Harlem Renaissance
In the early 1920's there was a movement called the "Negro" or "Harlem Renaissance". This resurgence of literature, knowledge, and the arts coming out of New York was powerful.
The first major blues and jazz singer on record and one of the most powerful of all time, Bessie Smith rightly earned the title of "The Empress of the Blues." Bessie Smith was a rough, crude, violent woman. She was also the greatest of the classic Blues singers of the 1920s.
Bessie Smith was born into poverty in Chattanooga, Tennessee in 1894. She was one of seven children of William and Laura Smith. Her father was a Baptist minister and a laborer. Her father died soon after her birth and her mother and two of her brothers died by the time she was eight or nine. An unmarried aunt raised her and her siblings. Smith realized that she had an unusual voice and sang for money on street corners at an early age, accompanied on guitar by Andrew, her younger brother.
At age eighteen Bessie worked with the Moses Stokes traveling minstrel show, and later with the Rabbit Foot Minstrels under Gertrude "Ma" Rainey. The minstrel show circuit was a difficult life. Late hours, low pay, gambling, fighting, and abusing alcohol and drugs were commonplace. But Smith's voice was remarkable, filling the largest hall without amplification and reaching out to each listener in beautiful, earthy tones.
Bessie Smith made her first recording in 1923 after signing to Columbia Records, Her first recording, Down-Hearted Blues, established her as the most successful black performing artist of her time.
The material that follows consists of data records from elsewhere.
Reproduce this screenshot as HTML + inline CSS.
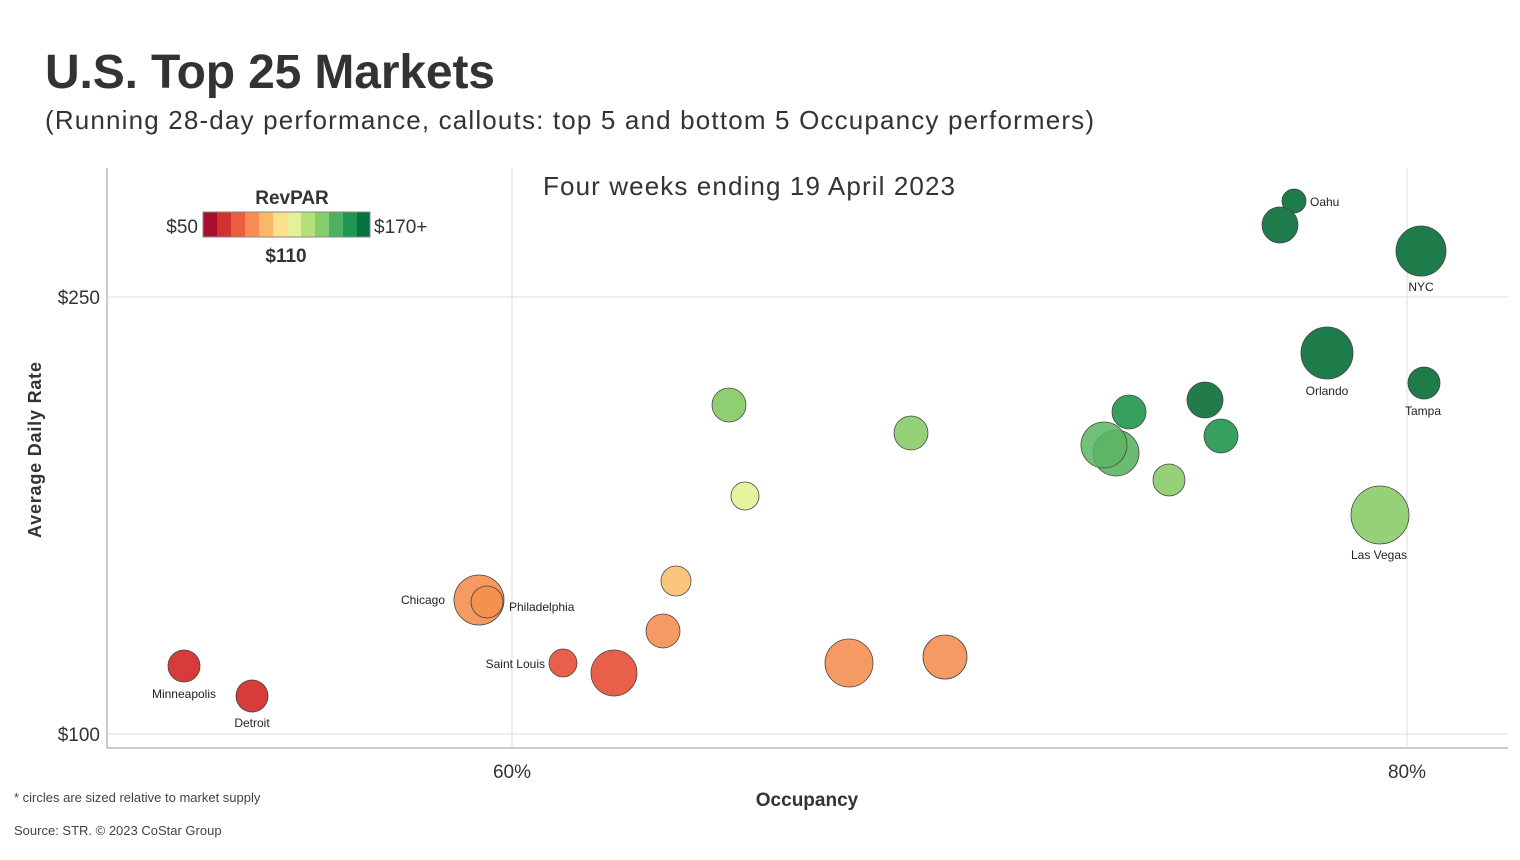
<!DOCTYPE html>
<html><head><meta charset="utf-8"><style>
body{margin:0;background:#fff;font-family:"Liberation Sans","DejaVu Sans",sans-serif}
</style></head><body>
<svg width="1520" height="855" xmlns="http://www.w3.org/2000/svg" font-family="Liberation Sans, DejaVu Sans, sans-serif">
<text x="45" y="88" font-size="48" font-weight="bold" fill="#333" textLength="450">U.S. Top 25 Markets</text>
<text x="45" y="129" font-size="26" fill="#333" textLength="1049">(Running 28-day performance, callouts: top 5 and bottom 5 Occupancy performers)</text>
<line x1="107" y1="168" x2="107" y2="748" stroke="#999"/>
<line x1="107" y1="748" x2="1508" y2="748" stroke="#999"/>
<line x1="107" y1="297" x2="1508" y2="297" stroke="#ddd"/>
<line x1="107" y1="734" x2="1508" y2="734" stroke="#ddd"/>
<line x1="512" y1="168" x2="512" y2="748" stroke="#ddd"/>
<line x1="1407" y1="168" x2="1407" y2="748" stroke="#ddd"/>
<text x="100" y="304" font-size="19" fill="#333" text-anchor="end">$250</text>
<text x="100" y="741" font-size="19" fill="#333" text-anchor="end">$100</text>
<text x="512" y="778" font-size="19" fill="#333" text-anchor="middle">60%</text>
<text x="1407" y="778" font-size="19" fill="#333" text-anchor="middle">80%</text>
<text x="807" y="806" font-size="19" font-weight="bold" fill="#333" text-anchor="middle">Occupancy</text>
<text transform="translate(41,450) rotate(-90)" font-size="18" font-weight="bold" fill="#333" text-anchor="middle" textLength="176">Average Daily Rate</text>
<text x="543" y="195" font-size="26" fill="#333" textLength="412">Four weeks ending 19 April 2023</text>
<text x="14" y="802" font-size="13" fill="#444">* circles are sized relative to market supply</text>
<text x="14" y="835" font-size="13" fill="#444">Source: STR. © 2023 CoStar Group</text>
<text x="292" y="204" font-size="19" font-weight="bold" fill="#333" text-anchor="middle">RevPAR</text>
<text x="198" y="233" font-size="19" fill="#333" text-anchor="end">$50</text>
<text x="374" y="233" font-size="19" fill="#333">$170+</text>
<text x="286" y="262" font-size="19" font-weight="bold" fill="#333" text-anchor="middle">$110</text>
<g>
<rect x="203" y="212" width="14" height="25" fill="#a50f2d"/>
<rect x="217" y="212" width="14" height="25" fill="#d2312f"/>
<rect x="231" y="212" width="14" height="25" fill="#ec5c3f"/>
<rect x="245" y="212" width="14" height="25" fill="#f88c54"/>
<rect x="259" y="212" width="14" height="25" fill="#fdb76a"/>
<rect x="273" y="212" width="14" height="25" fill="#fde08e"/>
<rect x="287" y="212" width="14" height="25" fill="#e2f19a"/>
<rect x="301" y="212" width="14" height="25" fill="#b5e17c"/>
<rect x="315" y="212" width="14" height="25" fill="#86cc6c"/>
<rect x="329" y="212" width="14" height="25" fill="#4fb063"/>
<rect x="343" y="212" width="14" height="25" fill="#1f9752"/>
<rect x="357" y="212" width="13" height="25" fill="#087140"/>
<rect x="203" y="212" width="167" height="25" fill="none" stroke="#888"/>
</g>
<g stroke="#444" stroke-width="0.8">
<circle cx="1294" cy="201" r="12" fill="#1e7b4a"/>
<circle cx="1280" cy="225" r="18" fill="#1e7b4a"/>
<circle cx="1421" cy="251" r="25" fill="#1e7b4a"/>
<circle cx="1327" cy="353" r="26" fill="#1e7b4a"/>
<circle cx="1424" cy="383" r="16" fill="#1e7b4a"/>
<circle cx="1205" cy="400" r="18" fill="#237a4b"/>
<circle cx="1129" cy="412" r="17" fill="#36a15f"/>
<circle cx="1221" cy="436" r="17" fill="#36a15f"/>
<circle cx="1116" cy="453" r="23" fill="#5ab563" fill-opacity="0.9"/>
<circle cx="1104" cy="445" r="23" fill="#5ab563" fill-opacity="0.85"/>
<circle cx="1169" cy="480" r="16" fill="#96d17a"/>
<circle cx="1380" cy="515" r="29" fill="#96d17a"/>
<circle cx="729" cy="405" r="17" fill="#8fcf72"/>
<circle cx="911" cy="433" r="17" fill="#96d17a"/>
<circle cx="745" cy="496" r="14" fill="#e6f4a0"/>
<circle cx="676" cy="581" r="15" fill="#fcc57f"/>
<circle cx="479" cy="600" r="25" fill="#f59a62"/>
<circle cx="487" cy="602" r="16" fill="#f5904f"/>
<circle cx="663" cy="631" r="17" fill="#f59a62"/>
<circle cx="563" cy="663" r="14" fill="#e8604a"/>
<circle cx="614" cy="673" r="23" fill="#e8604a"/>
<circle cx="849" cy="663" r="24" fill="#f59a62"/>
<circle cx="945" cy="657" r="22" fill="#f59a62"/>
<circle cx="184" cy="666" r="16" fill="#d63d3a"/>
<circle cx="252" cy="696" r="16" fill="#d63d3a"/>
</g>
<g font-size="12" fill="#222">
<text x="1310" y="206">Oahu</text>
<text x="1421" y="291" text-anchor="middle">NYC</text>
<text x="1327" y="395" text-anchor="middle">Orlando</text>
<text x="1423" y="415" text-anchor="middle">Tampa</text>
<text x="1379" y="559" text-anchor="middle">Las Vegas</text>
<text x="445" y="604" text-anchor="end">Chicago</text>
<text x="509" y="611">Philadelphia</text>
<text x="545" y="668" text-anchor="end">Saint Louis</text>
<text x="184" y="698" text-anchor="middle">Minneapolis</text>
<text x="252" y="727" text-anchor="middle">Detroit</text>
</g>
</svg>
</body></html>
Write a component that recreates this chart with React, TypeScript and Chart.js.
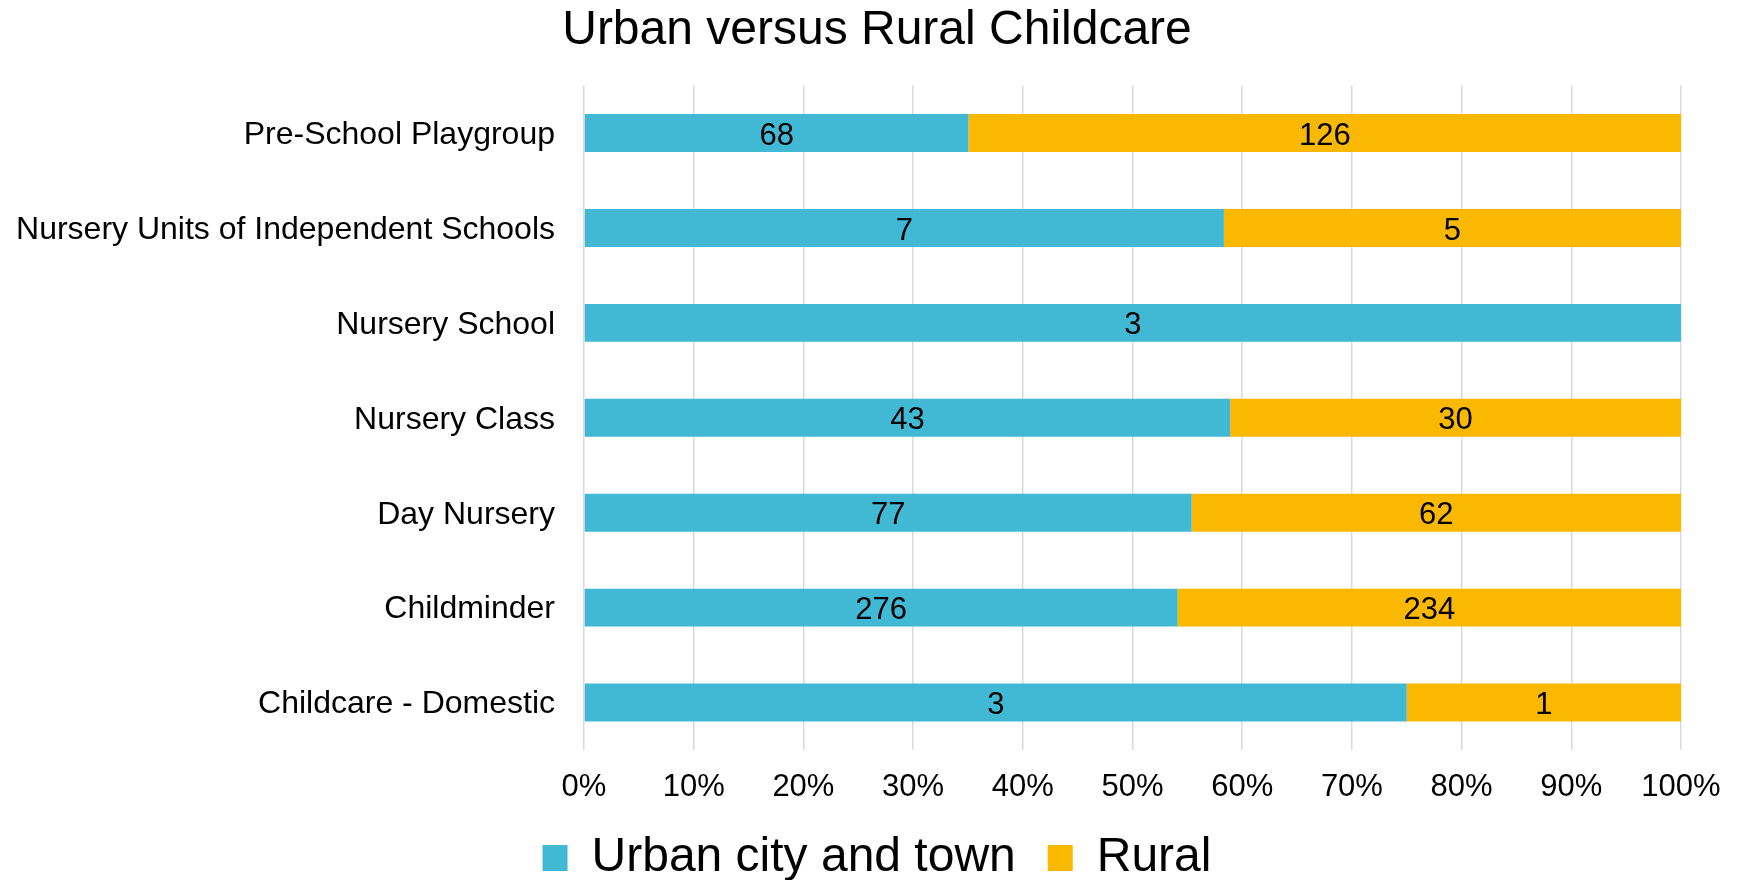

The song “Down Hearted Blues” was a big success. With her rich, powerful, and clear voice, she became a successful recording artist and toured extensively for the rest of her life. Smith had a great rapport with their audiences, who turned out in droves to see her. She recorded regularly until 1928.
As the popularity of Smith's records grew, her touring schedule grew. As she traveled from her home base of Philadelphia, Pennsylvania, throughout the United States, adoring crowds greeted her at each stop. In spite of Smith's commercial success, her personal life was very similar to the blues she sang. Her marriage to Jack Gee was stormy and ended in a bitter separation in 1929. Smith was also struggling to battle liquor.
Smith's career was cut short by a combination of the Great Depression (which all but put the recording industry out of business) and the advent of "talkies", which spelled the end for vaudeville. She never stopped performing, however. While the days of elaborate vaudeville shows were over, Smith continued touring and occasionally singing in clubs. In 1929, she appeared in a Broadway flop called Pansy, a musical in which top critics said she was the only asset.
In 1929, Smith made her only film appearance, starring in a two-reeler titled St. Louis Blues, based on W. C. Handy's song of the same name. In the film, directed by Dudley Murphy and shot in Astoria, she sings the title song accompanied by members of Fletcher Henderson's orchestra, the Hall Johnson Choir, pianist James P. Johnson and a string section. It was a musical environment radically different from any found on her recordings.
On the morning of September 26, 1937, Smith and her close friend Richard Morgan were driving from a Memphis performance to Darling, Mississippi, for the next day's show. Near Clarksdale, Mississippi, their car was involved in an accident resulting in Bessie Smith's death.
Smith was unquestionably the greatest of the vaudeville blues singers and brought the emotional intensity, personal involvement, and expression of blues singing into the jazz repertory with unexcelled artistry. Baby Doll and After You've Gone, both made with Joe Smith, and Nobody Knows You When You're Down And Out, with Ed Allen on cornet, illustrate her capacity for sensitive interpretation of popular songs. Her broad phrasing, fine intonation, blue-note inflections, and wide, expressive range made hers the measure of jazz-blues singing in the 1920s.
Recordings of Bessie Smith were inducted into the Grammy Hall of Fame. This special Grammy Award was established in 1973 to honor recordings that are at least 25 years old and that have "qualitative or historical significance."
In 2002 Smith's recording of the single, "Downhearted Blues", was included by the National Recording Preservation Board in the Library of Congress' National Recording Registry. The board selects songs on an annual basis that are "culturally, historically, or aesthetically significant."
"Downhearted Blues" was included in the list of Songs of the Century by the Recording Industry of America and the National Endowment for the Arts in 2001. It is in the Rock and Roll Hall of Fame as one of the 500 songs that shaped rock 'n' roll.